The Mirror Column One: The Photoshop Problem

It is common knowledge that the images in those glossy fashion magazines are retouched and edited without a second thought. If readers didn’t know how much Photoshopping went into the fashion spreads, it became pretty obvious once Vogue China cut off Doutzen Kroes’ leg and Vogue Russia cut off Natasha Poly’s arm earlier this summer in a Photoshop job gone wrong In the past, people have been content to let the magazines zap zits and crop away, but two teens are trying to change that.

Julia Bluhm teamed up with SPARK Movement—a girl-power group whose aim is stop the sexualization of women—and petitioned Seventeen magazine to feature unedited, real girls in their magazine. She wanted Seventeen to place 1 Photoshop-free fashion spread in the magazine, so that girls across America can feel better about their bodies.

Bluhm’s colleague Emma Stydahar, who spearheaded a similar petition to Teen Vogue, told the media that 75% of girls feel badly about themselves after just three minutes flipping through a magazine. Seventeen responded to Bluhm’s petition—which had around 85,000 signatures—by placing a “Body Peace Treaty” in the August 2012 issue. The “Body Peace Treaty” stated that the magazine would “Never change girls’ body or face shapes,” be “totally up-front about what goes into [their] photo shoots,” as well as “help [girls] make the best choices for [their] body” and “give girls the confidence to walk into any room and own it.” But, after the treaty, the magazine said that they felt they had already been upholding these standards. The magazine did not agree to feature unedited fashion spreads.

Teen Vogue’s response was less promising. According to the SPARK Movement website, the magazine met with the protestors for “less than five minutes” and ignored their request to talk about Photoshop. Teen Vogue claims that they are “Open to reader feedback and feature dozens of non-models and readers every year and do not retouch them…we will continue to show real girls on the pages of our magazine.”

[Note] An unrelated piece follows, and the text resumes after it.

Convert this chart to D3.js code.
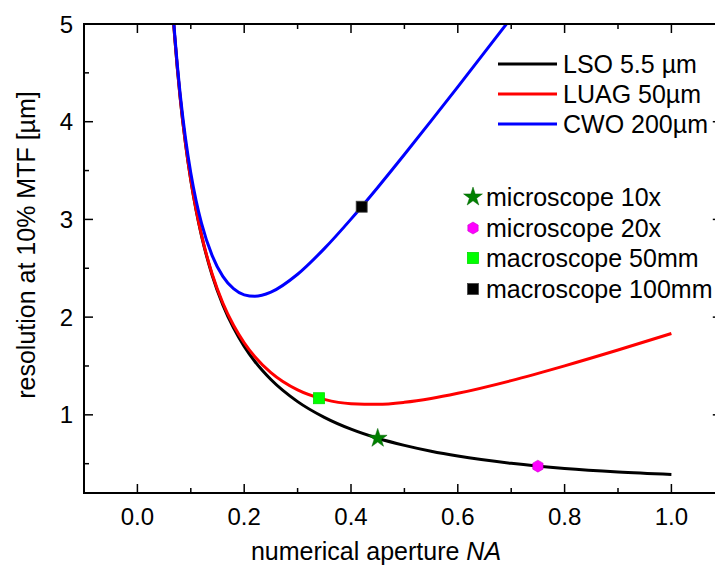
<!DOCTYPE html>
<html>
<head>
<meta charset="utf-8">
<script src="https://cdn.jsdelivr.net/npm/d3@7"></script>
<style>
  html, body { margin: 0; padding: 0; background: #fff; }
  svg { display: block; font-family: "Liberation Sans", Arial, sans-serif; }
</style>
</head>
<body>
<svg id="chart" width="715" height="567"></svg>
<script>
// ---- data ----
const naValues = [0.068, 0.07, 0.08, 0.09, 0.10, 0.11, 0.12, 0.14, 0.16, 0.18, 0.20, 0.22, 0.25, 0.30, 0.35, 0.40, 0.45, 0.50, 0.55, 0.60, 0.70, 0.80, 0.90, 1.00];
const lsoValues = [5.00, 4.857, 4.25, 3.778, 3.40, 3.091, 2.834, 2.429, 2.126, 1.890, 1.701, 1.546, 1.361, 1.135, 0.974, 0.853, 0.760, 0.687, 0.627, 0.578, 0.504, 0.451, 0.415, 0.390];
const luagValues = [5.00, 4.859, 4.252, 3.781, 3.405, 3.097, 2.842, 2.442, 2.145, 1.917, 1.738, 1.595, 1.432, 1.255, 1.158, 1.114, 1.108, 1.128, 1.167, 1.220, 1.350, 1.501, 1.663, 1.832];
const cwoNA = [0.068, 0.07, 0.08, 0.09, 0.10, 0.11, 0.12, 0.14, 0.16, 0.18, 0.20, 0.22, 0.25, 0.30, 0.35, 0.40, 0.45, 0.50, 0.55, 0.60, 0.65, 0.70];
const cwoValues = [5.024, 4.883, 4.289, 3.833, 3.475, 3.191, 2.962, 2.629, 2.417, 2.291, 2.228, 2.213, 2.256, 2.439, 2.701, 3.003, 3.327, 3.664, 4.008, 4.357, 4.709, 5.063];

const seriesNames = ["LSO 5.5 µm", "LUAG 50µm", "CWO 200µm"];
const seriesColors = ["#000000", "#ff0000", "#0000ff"];

const pointNames = ["microscope 10x", "microscope 20x", "macroscope 50mm", "macroscope 100mm"];
const pointNA = [0.45, 0.75, 0.34, 0.42];
const pointRes = [0.76, 0.475, 1.17, 3.13];
const pointColors = ["#008000", "#ff00ff", "#00ff00", "#000000"];
const pointShapes = ["star", "hexagon", "square", "square"];

const xTicks = [0.0, 0.2, 0.4, 0.6, 0.8, 1.0];
const yTicks = [1, 2, 3, 4, 5];

// ---- layout ----
const svg = d3.select("#chart");
const pLeft = 84, pTop = 24, pBottom = 493;
const x = d3.scaleLinear().domain([-0.1, 1.1]).range([pLeft, pLeft + 1.2 * 534]);
const y = d3.scaleLinear().domain([0.2, 5]).range([pBottom, pTop]);
const pRight = x(1.1);

svg.append("defs").append("clipPath").attr("id", "plotclip")
  .append("rect").attr("x", pLeft).attr("y", pTop).attr("width", pRight - pLeft).attr("height", pBottom - pTop);

const tickFont = 24;
const textFont = 25;

// curves
const line = d3.line().x(d => x(d[0])).y(d => y(d[1])).curve(d3.curveMonotoneX);
const curves = [
  d3.zip(naValues, lsoValues),
  d3.zip(naValues, luagValues),
  d3.zip(cwoNA, cwoValues)
];
const plot = svg.append("g").attr("clip-path", "url(#plotclip)");
curves.forEach((c, i) => {
  plot.append("path").datum(c)
    .attr("d", line)
    .attr("fill", "none")
    .attr("stroke", seriesColors[i])
    .attr("stroke-width", 3)
    .attr("stroke-linejoin", "round");
});

// marker shapes
function hexPath(r) {
  const pts = d3.range(6).map(k => {
    const a = Math.PI / 6 + k * Math.PI / 3;
    return [r * Math.cos(a), r * Math.sin(a)];
  });
  return d3.line()(pts) + "Z";
}
function drawMarker(g, shape, color, cx, cy) {
  if (shape === "star") {
    g.append("path").attr("d", d3.symbol(d3.symbolStar, 110)())
      .attr("transform", `translate(${cx},${cy})`)
      .attr("fill", color).attr("stroke", "#006000").attr("stroke-width", 0.5);
  } else if (shape === "hexagon") {
    g.append("path").attr("d", hexPath(6))
      .attr("transform", `translate(${cx},${cy})`)
      .attr("fill", color).attr("stroke", "#c000c0").attr("stroke-width", 0.5);
  } else {
    g.append("rect").attr("x", cx - 5.5).attr("y", cy - 5.5).attr("width", 11).attr("height", 11)
      .attr("fill", color).attr("stroke", color === "#000000" ? "#444" : "#00dd00").attr("stroke-width", 0.8);
  }
}
const markers = svg.append("g");
pointNA.forEach((v, i) => drawMarker(markers, pointShapes[i], pointColors[i], x(v), y(pointRes[i])));

// axes frame
svg.append("rect").attr("x", pLeft).attr("y", pTop).attr("width", pRight - pLeft).attr("height", pBottom - pTop)
  .attr("fill", "none").attr("stroke", "#000").attr("stroke-width", 2);

const xMinor = [-0.1, 0.1, 0.3, 0.5, 0.7, 0.9, 1.1];
const yMinor = [0.5, 1.5, 2.5, 3.5, 4.5];
const majLen = 9, minLen = 5, rightMaj = 12, rightMin = 7;

const tickG = svg.append("g").attr("stroke", "#000").attr("stroke-width", 1.5);
xTicks.forEach(v => {
  tickG.append("line").attr("x1", x(v)).attr("x2", x(v)).attr("y1", pBottom).attr("y2", pBottom - majLen);
  tickG.append("line").attr("x1", x(v)).attr("x2", x(v)).attr("y1", pTop).attr("y2", pTop + majLen);
});
xMinor.forEach(v => {
  tickG.append("line").attr("x1", x(v)).attr("x2", x(v)).attr("y1", pBottom).attr("y2", pBottom - minLen);
  tickG.append("line").attr("x1", x(v)).attr("x2", x(v)).attr("y1", pTop).attr("y2", pTop + minLen);
});
yTicks.forEach(v => {
  tickG.append("line").attr("y1", y(v)).attr("y2", y(v)).attr("x1", pLeft).attr("x2", pLeft + majLen);
  tickG.append("line").attr("y1", y(v)).attr("y2", y(v)).attr("x1", pRight).attr("x2", pRight - rightMaj);
});
yMinor.forEach(v => {
  tickG.append("line").attr("y1", y(v)).attr("y2", y(v)).attr("x1", pLeft).attr("x2", pLeft + minLen);
  tickG.append("line").attr("y1", y(v)).attr("y2", y(v)).attr("x1", pRight).attr("x2", pRight - rightMin);
});

// tick labels
const xFmt = d3.format(".1f");
svg.append("g").selectAll("text").data(xTicks).join("text")
  .attr("x", d => x(d)).attr("y", pBottom + 32)
  .attr("text-anchor", "middle").attr("font-size", tickFont).attr("fill", "#000")
  .text(d => xFmt(d));
svg.append("g").selectAll("text").data(yTicks).join("text")
  .attr("x", pLeft - 11).attr("y", d => y(d)).attr("dy", "0.36em")
  .attr("text-anchor", "end").attr("font-size", tickFont).attr("fill", "#000")
  .text(d => d);

// axis titles
const xt = svg.append("text").attr("x", 376).attr("y", 560)
  .attr("text-anchor", "middle").attr("font-size", textFont).attr("fill", "#000");
xt.append("tspan").text("numerical aperture ");
xt.append("tspan").attr("font-style", "italic").text("NA");

svg.append("text").attr("transform", `translate(35, 245) rotate(-90)`)
  .attr("text-anchor", "middle").attr("font-size", textFont).attr("fill", "#000")
  .text("resolution at 10% MTF [µm]");

// legend 1 (lines)
const leg1Y = [64, 94, 124];
seriesNames.forEach((n, i) => {
  svg.append("line").attr("x1", 498).attr("x2", 557).attr("y1", leg1Y[i]).attr("y2", leg1Y[i])
    .attr("stroke", seriesColors[i]).attr("stroke-width", 3);
  svg.append("text").attr("x", 563).attr("y", leg1Y[i]).attr("dy", "0.35em")
    .attr("font-size", textFont).attr("fill", "#000").text(n);
});

// legend 2 (points)
const leg2Y = [197, 228, 258, 289];
pointNames.forEach((n, i) => {
  drawMarker(svg, pointShapes[i], pointColors[i], 473, leg2Y[i]);
  svg.append("text").attr("x", 486).attr("y", leg2Y[i]).attr("dy", "0.35em")
    .attr("font-size", textFont).attr("fill", "#000").text(n);
});
</script>
</body>
</html>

As a subscriber to both Teen Vogue and Seventeen, I can sadly say that I understand where these girls are coming from. While the clothes are pretty and the models are gorgeous, after reading Teen Vogue, anyone who isn’t a six-foot-tall supermodel with an unlimited budget is going to feel bad. Seventeen is a much better read—it features real girls of all sizes modeling fashions that are affordable for everyone. The “Body Peace Treaty” is a step in the right direction. If Seventeen, which has a monthly circulation of 2,033,300, can make a fraction of its readers feel beautiful, it is doing something right. Teen Vogue’s response, on the other hand, disappoints me. This magazine reaches the household of over one million girls a month and the girls who see these magazines and want to look like the cover stars and models who grace their pages. Those fashionistas should be able to open the magazine and see girls just like them smiling up from the pages.